■ TASK DIRECTIONS ■
Omit the pictures and output exactly the lines from the start of the entries through the line containing "var seriesNames = ['x=۰','x=۰,۲','x=۰,۴','x=۰,۶','x=۰,۸'];".

■ DATASET RECORDS ■
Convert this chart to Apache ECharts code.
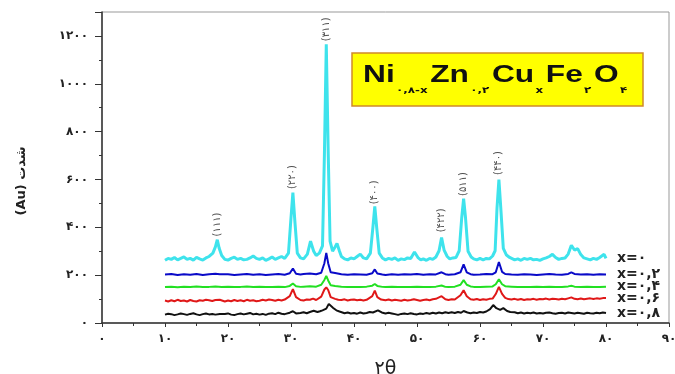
<!DOCTYPE html>
<html>
<head>
<meta charset="utf-8">
<script src="https://cdn.jsdelivr.net/npm/echarts@6/dist/echarts.min.js"></script>
<style>
html,body{margin:0;padding:0;background:#fff;}
#chart{width:675px;height:374px;}
</style>
</head>
<body>
<div id="chart"></div>
<script>
// ---- data ----
var xTickLabels = ['۰','۱۰','۲۰','۳۰','۴۰','۵۰','۶۰','۷۰','۸۰','۹۰'];
var yTickLabels = ['۰','۲۰۰','۴۰۰','۶۰۰','۸۰۰','۱۰۰۰','۱۲۰۰'];
var seriesNames = ['x=۰','x=۰,۲','x=۰,۴','x=۰,۶','x=۰,۸'];

var cyanData = [[10,262],[10.5,270],[11,266],[11.5,274],[12,264],[12.5,270],[13,276],[13.5,266],[14,270],[14.5,263],[15,274],[15.5,268],[16,263],[16.5,272],[17,278],[17.6,292],[18.0,318],[18.3,348],[18.6,312],[19.0,282],[19.5,266],[20,263],[20.5,270],[21,275],[21.5,266],[22,270],[22.5,264],[23,266],[23.5,272],[24,280],[24.5,270],[25,266],[25.5,272],[26,262],[26.5,268],[27,276],[27.5,266],[28,272],[28.5,278],[29,270],[29.6,292],[30.0,440],[30.3,545],[30.6,430],[31,292],[31.5,272],[32,268],[32.6,288],[33.1,342],[33.6,300],[34,282],[34.5,292],[35.0,322],[35.3,700],[35.6,1165],[35.9,720],[36.2,342],[36.6,300],[37.0,318],[37.3,333],[37.7,300],[38,278],[38.5,268],[39,264],[39.5,272],[40,268],[40.5,278],[41.0,288],[41.5,272],[42,268],[42.6,292],[43.0,400],[43.3,487],[43.6,400],[44.0,292],[44.5,272],[45,264],[45.5,270],[46,266],[46.5,272],[47,262],[47.5,268],[48,265],[48.5,272],[49,270],[49.6,297],[50.2,272],[50.6,264],[51,268],[51.5,262],[52,270],[52.5,266],[53,276],[53.5,302],[53.9,357],[54.3,305],[54.8,278],[55.2,268],[55.7,272],[56.2,274],[56.7,302],[57.1,440],[57.4,520],[57.7,440],[58.1,300],[58.6,276],[59,268],[59.5,264],[60,270],[60.5,264],[61,270],[61.5,268],[62,280],[62.4,302],[62.7,480],[63.0,599],[63.3,480],[63.7,312],[64.2,284],[64.7,274],[65,270],[65.5,264],[66,268],[66.5,262],[67,270],[67.5,266],[68,270],[68.5,264],[69,266],[69.5,262],[70,268],[70.5,272],[71,278],[71.5,287],[72,274],[72.5,266],[73,270],[73.5,272],[74,288],[74.5,325],[75,305],[75.5,311],[76,286],[76.5,272],[77,268],[77.5,264],[78,270],[78.5,266],[79,274],[79.7,287],[80,270]];

var blueData = [[10,203],[11,205],[12,201],[13,204],[14,202],[15,205],[16,201],[17,204],[18,206],[18.3,212],[18.7,204],[19,202],[20,204],[21,201],[22,203],[23,205],[24,202],[25,204],[26,201],[27,203],[28,205],[29,202],[29.8,208],[30.3,228],[30.8,206],[31.5,203],[32,205],[33,207],[34,204],[34.8,210],[35.3,250],[35.6,293],[35.9,250],[36.3,212],[37,209],[38,204],[39,202],[40,204],[41,203],[42,202],[42.9,208],[43.3,224],[43.7,207],[44.5,203],[45,201],[46,204],[47,202],[48,204],[49,203],[50,205],[51,202],[52,204],[53,203],[53.9,212],[54.5,204],[55,202],[56,204],[56.9,212],[57.4,245],[57.9,212],[58.5,204],[59,202],[60,203],[61,205],[62,204],[62.5,212],[63.0,255],[63.5,214],[64,205],[65,203],[66,202],[67,204],[68,203],[69,201],[70,203],[71,205],[72,203],[73,202],[74,205],[74.5,212],[75,205],[76,203],[77,204],[78,202],[79,204],[80,203]];

var greenData = [[10,150],[11,152],[12,149],[13,152],[14,150],[15,153],[16,150],[17,151],[18,153],[18.3,156],[19,150],[20,152],[21,150],[22,151],[23,153],[24,150],[25,152],[26,150],[27,151],[28,152],[29,150],[29.8,155],[30.3,165],[30.8,154],[31.5,151],[32,152],[33,154],[34,152],[34.8,160],[35.3,180],[35.6,197],[35.9,178],[36.3,158],[37,155],[38,152],[39,150],[40,151],[41,150],[42,152],[42.9,156],[43.3,163],[43.7,155],[44.5,151],[45,150],[46,152],[47,150],[48,151],[49,150],[50,152],[51,150],[52,151],[53,152],[53.9,157],[54.5,151],[55,150],[56,152],[56.9,160],[57.4,179],[57.9,160],[58.5,153],[59,151],[60,150],[61,152],[62,153],[62.5,162],[63.0,183],[63.5,162],[64,154],[65,152],[66,150],[67,151],[68,150],[69,152],[70,150],[71,152],[72,151],[73,150],[74,153],[74.5,156],[75,152],[76,150],[77,152],[78,151],[79,150],[80,152]];

var redData = [[10,94],[10.5,90],[11,95],[11.5,91],[12,97],[12.5,92],[13,94],[13.5,90],[14,96],[14.5,92],[15,90],[15.5,95],[16,93],[16.5,97],[17,95],[17.5,92],[18,96],[18.3,103],[18.7,97],[19,93],[19.5,90],[20,94],[20.5,91],[21,96],[21.5,92],[22,95],[22.5,91],[23,97],[23.5,93],[24,95],[24.5,91],[25,93],[25.5,97],[26,94],[26.5,98],[27,96],[27.5,93],[28,97],[28.5,94],[29,98],[29.8,112],[30.3,142],[30.8,108],[31.5,96],[32,94],[32.5,98],[33,97],[33.5,102],[34,96],[34.8,110],[35.3,140],[35.6,149],[35.9,138],[36.3,108],[37,101],[37.5,97],[38,96],[38.5,99],[39,94],[39.5,97],[40,98],[40.5,95],[41,97],[41.5,94],[42,97],[42.9,112],[43.3,135],[43.7,108],[44.3,98],[45,95],[45.5,98],[46,94],[46.5,97],[47,95],[47.5,93],[48,97],[48.5,94],[49,96],[49.5,99],[50,96],[50.5,93],[51,96],[51.5,98],[52,95],[52.5,99],[53,101],[53.9,112],[54.5,99],[55,96],[55.5,99],[56,98],[56.9,116],[57.4,137],[57.9,112],[58.5,99],[59,97],[59.5,100],[60,96],[60.5,99],[61,97],[61.5,101],[62,102],[62.5,121],[63.0,151],[63.5,122],[64,105],[64.5,100],[65,98],[65.5,101],[66,97],[66.5,100],[67,96],[67.5,99],[68,98],[68.5,101],[69,97],[69.5,100],[70,99],[70.5,102],[71,98],[71.5,101],[72,100],[72.5,98],[73,101],[73.5,99],[74,103],[74.5,107],[75,101],[75.5,99],[76,102],[76.5,99],[77,101],[77.5,103],[78,100],[78.5,103],[79,101],[79.5,104],[80,104]];

var blackData = [[10,35],[10.5,39],[11,37],[11.5,33],[12,36],[12.5,40],[13,37],[13.5,34],[14,38],[14.5,41],[15,36],[15.5,33],[16,37],[16.5,40],[17,36],[17.5,38],[18,35],[18.3,43],[18.7,38],[19,34],[19.5,38],[20,40],[20.5,35],[21,33],[21.5,37],[22,40],[22.5,36],[23,39],[23.5,42],[24,36],[24.5,39],[25,35],[25.5,38],[26,34],[26.5,39],[27,41],[27.5,37],[28,43],[28.5,39],[29,37],[29.8,43],[30.3,49],[30.8,40],[31.5,42],[32,45],[32.5,41],[33,46],[33.6,51],[34.2,46],[34.6,49],[35,53],[35.6,60],[36.0,80],[36.3,85],[36.7,63],[37.2,53],[37.7,48],[38,45],[38.5,41],[39,44],[39.5,40],[40,42],[40.5,39],[41,44],[41.5,40],[42,42],[42.5,46],[43,44],[43.8,53],[44.4,44],[45,40],[45.5,43],[46,40],[46.5,37],[47,34],[47.5,38],[48,40],[48.5,37],[49,41],[49.5,38],[50,36],[50.5,40],[51,38],[51.5,42],[52,39],[52.5,43],[53,40],[53.5,44],[54,41],[54.5,45],[55,42],[55.5,45],[56,42],[56.5,46],[57,43],[57.4,50],[58,44],[58.5,41],[59,44],[59.5,42],[60,46],[60.5,44],[61,48],[61.6,58],[62.1,75],[62.6,62],[63.2,55],[63.7,62],[64.3,50],[64.8,46],[65,43],[65.5,45],[66,41],[66.5,44],[67,40],[67.5,43],[68,41],[68.5,44],[69,40],[69.5,42],[70,40],[70.5,43],[71,44],[71.5,41],[72,39],[72.5,42],[73,43],[73.5,40],[74,44],[74.5,42],[75,40],[75.5,43],[76,41],[76.5,39],[77,43],[77.5,41],[78,40],[78.5,43],[79,41],[79.5,44],[80,42]];

var peakLabels = ['(۱۱۱)','(۲۲۰)','(۳۱۱)','(۴۰۰)','(۴۲۲)','(۵۱۱)','(۴۴۰)'];
var peakLabelX = [18.3, 30.3, 35.6, 43.3, 53.9, 57.4, 63.0];
var peakLabelY = [412, 610, 1228, 546, 429, 581, 669];

// ---- chart ----
var chart = echarts.init(document.getElementById('chart'), null, {renderer:'canvas'});
var colors = ['#3ee3ec','#0a0ac8','#22e022','#e01818','#111111'];
var datasets = [cyanData, blueData, greenData, redData, blackData];
var faFont = '"DejaVu Sans", sans-serif';

var series = datasets.map(function(d, i){
  return {
    type:'line', name: seriesNames[i], data: d, showSymbol:false, symbol:'none',
    lineStyle:{color:colors[i], width: i===0 ? 3 : 2},
    itemStyle:{color:colors[i]},
    z: 10 - i,
    endLabel:{show:true, formatter:'{a}', distance:11, color:'#222', fontWeight:'bold', fontSize:14, fontFamily: faFont}
  };
});
series.push({
  type:'scatter', symbolSize:0, z:20,
  data: peakLabels.map(function(t,i){ return [peakLabelX[i], peakLabelY[i], t]; }),
  label:{show:true, position:'inside', rotate:90, formatter:function(p){return p.data[2];}, color:'#222', fontSize:10, fontFamily: faFont}
});

var option = {
  animation:false,
  backgroundColor:'#fff',
  grid:{left:102, right:6, top:12, bottom:51, show:true, borderColor:'#999', borderWidth:1, containLabel:false, outerBoundsMode:'none'},
  xAxis:{
    type:'value', min:0, max:90, interval:10,
    name:'۲θ', nameLocation:'middle', nameGap:37,
    nameTextStyle:{fontSize:19, color:'#222', fontFamily: faFont},
    axisLine:{show:true, onZero:false, lineStyle:{color:'#333', width:1.5}},
    axisTick:{show:true, length:4, lineStyle:{color:'#333'}},
    minorTick:{show:true, splitNumber:2, length:3, lineStyle:{color:'#333'}},
    splitLine:{show:false},
    axisLabel:{margin:10, fontSize:12, fontWeight:'bold', color:'#222', fontFamily: faFont, hideOverlap:false,
      formatter:function(v){ return xTickLabels[Math.round(v/10)]; }}
  },
  yAxis:{
    type:'value', min:0, max:1300, interval:200,
    axisLine:{show:true, onZero:false, lineStyle:{color:'#333', width:1.5}},
    axisTick:{show:true, length:7, lineStyle:{color:'#333'}},
    minorTick:{show:true, splitNumber:2, length:3, lineStyle:{color:'#333'}},
    splitLine:{show:false},
    axisLabel:{margin:14, fontSize:12, fontWeight:'bold', color:'#222', fontFamily: faFont, showMaxLabel:false,
      formatter:function(v){ var k = Math.round(v/200); return (v % 200 === 0 && k < yTickLabels.length) ? yTickLabels[k] : ''; }}
  },
  graphic:[
    {type:'rect', shape:{x:352, y:53, width:291, height:53}, style:{fill:'#ffff00', stroke:'#d08a2a', lineWidth:1.5}, z:50},
    {type:'text', x:363, y:55, scaleX:1.32, z:51, style:{
      text:'{m|Ni}{s|۰,۸-x}{m|Zn}{s|۰,۲}{m|Cu}{s|x}{m|Fe}{s|۲}{m|O}{s|۴}',
      verticalAlign:'top', align:'left',
      rich:{
        m:{fontSize:24, fontWeight:'bold', fontFamily:'"Liberation Sans", Arial, sans-serif', fill:'#111', lineHeight:40},
        s:{fontSize:9, fontWeight:'bold', fontFamily: faFont, fill:'#111', lineHeight:3, verticalAlign:'bottom', padding:[0,2,0,1]}
      }}},
    {type:'text', x:22, y:181, rotation:Math.PI/2, z:50, style:{
      text:'(Au) شدت', align:'center', verticalAlign:'middle', fill:'#222',
      font:'bold 13px "DejaVu Sans", sans-serif'}}
  ],
  series: series
};
chart.setOption(option);
</script>
</body>
</html>
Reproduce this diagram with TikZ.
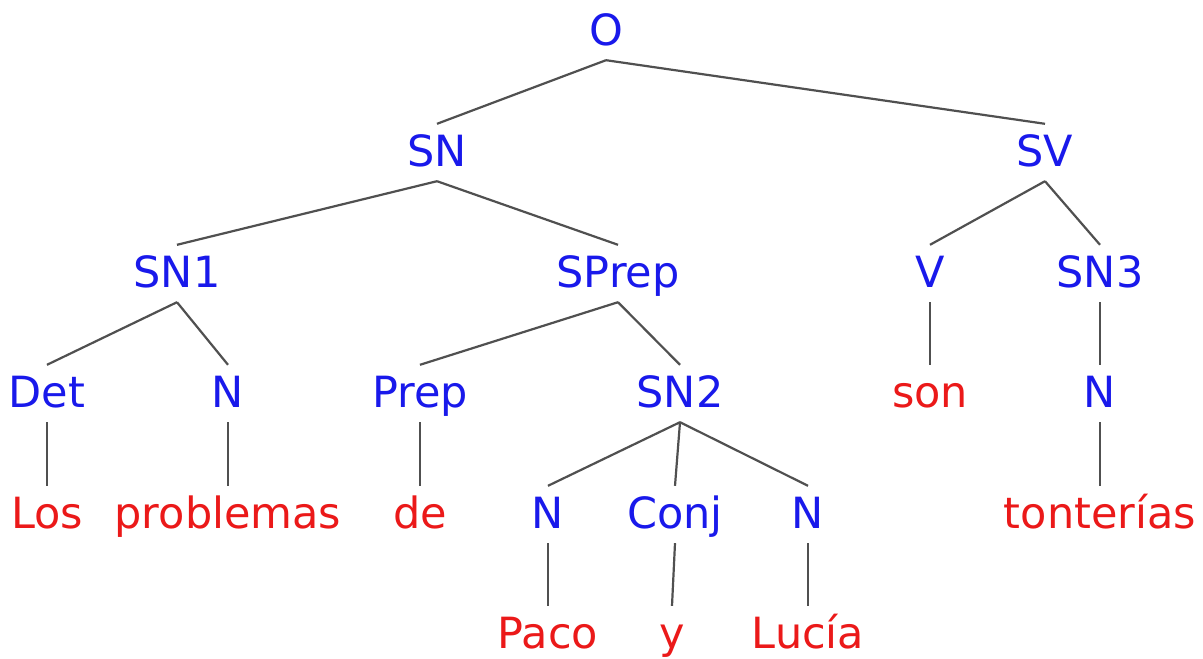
\documentclass[tikz,border=0pt]{standalone}
\usepackage{fontspec}
\setmainfont{DejaVu Sans}
\definecolor{catblue}{RGB}{25,25,235}
\definecolor{wordred}{RGB}{235,25,25}
\definecolor{edgegray}{RGB}{80,80,80}
\begin{document}
\begin{tikzpicture}[x=1pt,y=1pt,
  lbl/.style={anchor=base,inner sep=0pt,text height=42pt,text depth=15pt,font=\fontsize{43}{50}\selectfont},
  cat/.style={lbl,text=catblue},
  word/.style={lbl,text=wordred},
  edge/.style={draw=edgegray,line width=2.2pt}]
\useasboundingbox[fill=white] (0,0) rectangle (1203,-659);
% level 0
\node[cat] (O) at (606,-45) {O};
% level 1
\node[cat] (SN) at (437,-166) {SN};
\node[cat] (SV) at (1045,-166) {SV};
% level 2
\node[cat] (SN1) at (177,-287) {SN1};
\node[cat] (SPrep) at (618,-287) {SPrep};
\node[cat] (V) at (930,-287) {V};
\node[cat] (SN3) at (1100,-287) {SN3};
% level 3
\node[cat] (Det) at (47,-407) {Det};
\node[cat] (N1) at (228,-407) {N};
\node[cat] (Prep) at (420,-407) {Prep};
\node[cat] (SN2) at (680,-407) {SN2};
\node[word] (son) at (930,-407) {son};
\node[cat] (N3) at (1100,-407) {N};
% level 4
\node[word] (Los) at (47,-528) {Los};
\node[word] (problemas) at (228,-528) {problemas};
\node[word] (de) at (420,-528) {de};
\node[cat] (Na) at (548,-528) {N};
\node[cat] (Conj) at (675,-528) {Conj};
\node[cat] (Nb) at (808,-528) {N};
\node[word] (tonterias) at (1100,-528) {tonterías};
% level 5
\node[word] (Paco) at (548,-648) {Paco};
\node[word] (y) at (672,-648) {y};
\node[word] (Lucia) at (808,-648) {Lucía};
% edges
\draw[edge] (O.south) -- (SN.north);
\draw[edge] (O.south) -- (SV.north);
\draw[edge] (SN.south) -- (SN1.north);
\draw[edge] (SN.south) -- (SPrep.north);
\draw[edge] (SV.south) -- (V.north);
\draw[edge] (SV.south) -- (SN3.north);
\draw[edge] (SN1.south) -- (Det.north);
\draw[edge] (SN1.south) -- (N1.north);
\draw[edge] (SPrep.south) -- (Prep.north);
\draw[edge] (SPrep.south) -- (SN2.north);
\draw[edge] (V.south) -- (son.north);
\draw[edge] (SN3.south) -- (N3.north);
\draw[edge] (Det.south) -- (Los.north);
\draw[edge] (N1.south) -- (problemas.north);
\draw[edge] (Prep.south) -- (de.north);
\draw[edge] (SN2.south) -- (Na.north);
\draw[edge] (SN2.south) -- (Conj.north);
\draw[edge] (SN2.south) -- (Nb.north);
\draw[edge] (N3.south) -- (tonterias.north);
\draw[edge] (Na.south) -- (Paco.north);
\draw[edge] (Conj.south) -- (y.north);
\draw[edge] (Nb.south) -- (Lucia.north);
\end{tikzpicture}
\end{document}
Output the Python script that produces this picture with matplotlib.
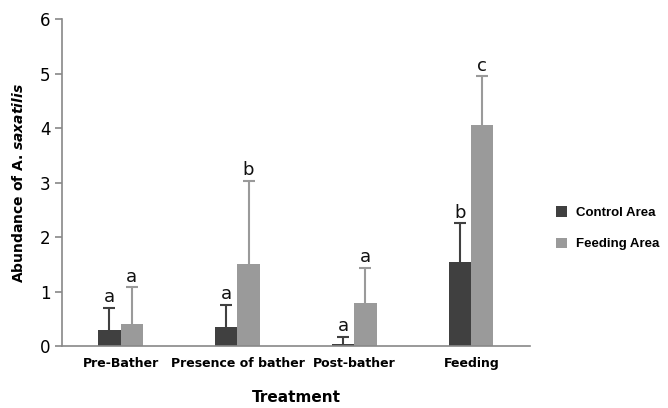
import matplotlib
matplotlib.use("Agg")
import matplotlib.pyplot as plt
import numpy as np

categories = ["Pre-Bather", "Presence of bather", "Post-bather", "Feeding"]
control_vals = [0.30, 0.34, 0.03, 1.55]
control_err = [0.40, 0.41, 0.14, 0.70]
feeding_vals = [0.40, 1.50, 0.78, 4.05]
feeding_err = [0.68, 1.53, 0.65, 0.90]
control_letters = ["a", "a", "a", "b"]
feeding_letters = ["a", "b", "a", "c"]
series_names = ["Control Area", "Feeding Area"]

plt.rcParams['mathtext.fontset'] = 'custom'
plt.rcParams['mathtext.it'] = 'DejaVu Sans:bold:italic'

dark = "#404040"
light = "#9a9a9a"

fig = plt.figure(figsize=(6.68, 4.08), dpi=100)
ax = fig.add_axes([0.093, 0.152, 0.7, 0.801])

x = np.arange(len(categories))
w = 0.19
ax.bar(x - w/2, control_vals, w, color=dark, label=series_names[0], zorder=2)
ax.bar(x + w/2, feeding_vals, w, color=light, label=series_names[1], zorder=2)

for xs, vals, errs, col in [(x - w/2, control_vals, control_err, dark),
                            (x + w/2, feeding_vals, feeding_err, light)]:
    tops = np.array(vals) + np.array(errs)
    ax.vlines(xs, vals, tops, colors=col, linewidth=1.5, zorder=3)
    ax.plot(xs, tops, linestyle='none', marker='_', markersize=8,
            markeredgewidth=1.5, color=col, zorder=3)

for i in range(len(categories)):
    ax.text(x[i] - w/2, control_vals[i] + control_err[i] + 0.03, control_letters[i],
            ha='center', va='bottom', fontsize=13, color='#111111')
    ax.text(x[i] + w/2, feeding_vals[i] + feeding_err[i] + 0.03, feeding_letters[i],
            ha='center', va='bottom', fontsize=13, color='#111111')

ax.set_xlim(-0.5, 3.5)
ax.set_ylim(0, 6)
ax.set_yticks(range(7))
ax.tick_params(axis='y', labelsize=12, length=5, color='#888888', width=1.2)
ax.set_xticks(x)
ax.set_xticklabels(categories, fontsize=9, fontweight='bold')
ax.tick_params(axis='x', length=0, pad=8)
for s in ['top', 'right']:
    ax.spines[s].set_visible(False)
for s in ['left', 'bottom']:
    ax.spines[s].set_color('#888888')
    ax.spines[s].set_linewidth(1.2)

ax.set_xlabel("Treatment", fontsize=11, fontweight='bold', labelpad=14)
ax.set_ylabel(r"Abundance of A. $\mathit{saxatilis}$", fontsize=10, fontweight='bold', labelpad=10)

leg = ax.legend(loc='center left', bbox_to_anchor=(1.05, 0.36), frameon=False,
                prop={'weight': 'bold', 'size': 9.5, 'family': 'Liberation Sans'},
                handlelength=0.85, handleheight=0.85,
                labelspacing=1.4, handletextpad=0.7, borderaxespad=0.0, borderpad=0.2)

fig.savefig("out.png", dpi=100, facecolor='white')
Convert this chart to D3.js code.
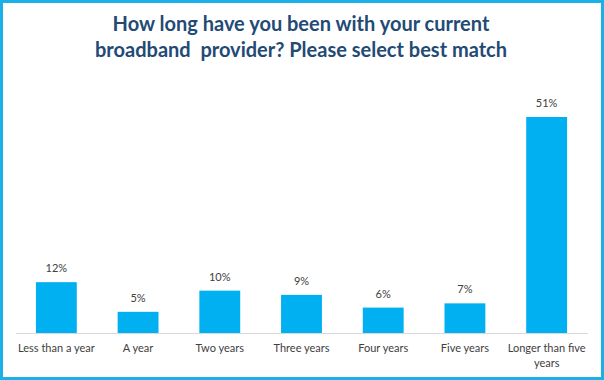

■ RESPONSE TO THE TASK ■
Convert this chart to Apache ECharts code.
<!DOCTYPE html>
<html>
<head>
<meta charset="utf-8">
<script src="https://cdn.jsdelivr.net/npm/echarts@6/dist/echarts.min.js"></script>
<style>
html,body{margin:0;padding:0;background:#fff;}
#chart{width:675px;height:374px;}
</style>
</head>
<body>
<div id="chart"></div>
<script>
// ---- data ----
var xTickLabels = ['۰','۱۰','۲۰','۳۰','۴۰','۵۰','۶۰','۷۰','۸۰','۹۰'];
var yTickLabels = ['۰','۲۰۰','۴۰۰','۶۰۰','۸۰۰','۱۰۰۰','۱۲۰۰'];
var seriesNames = ['x=۰','x=۰,۲','x=۰,۴','x=۰,۶','x=۰,۸'];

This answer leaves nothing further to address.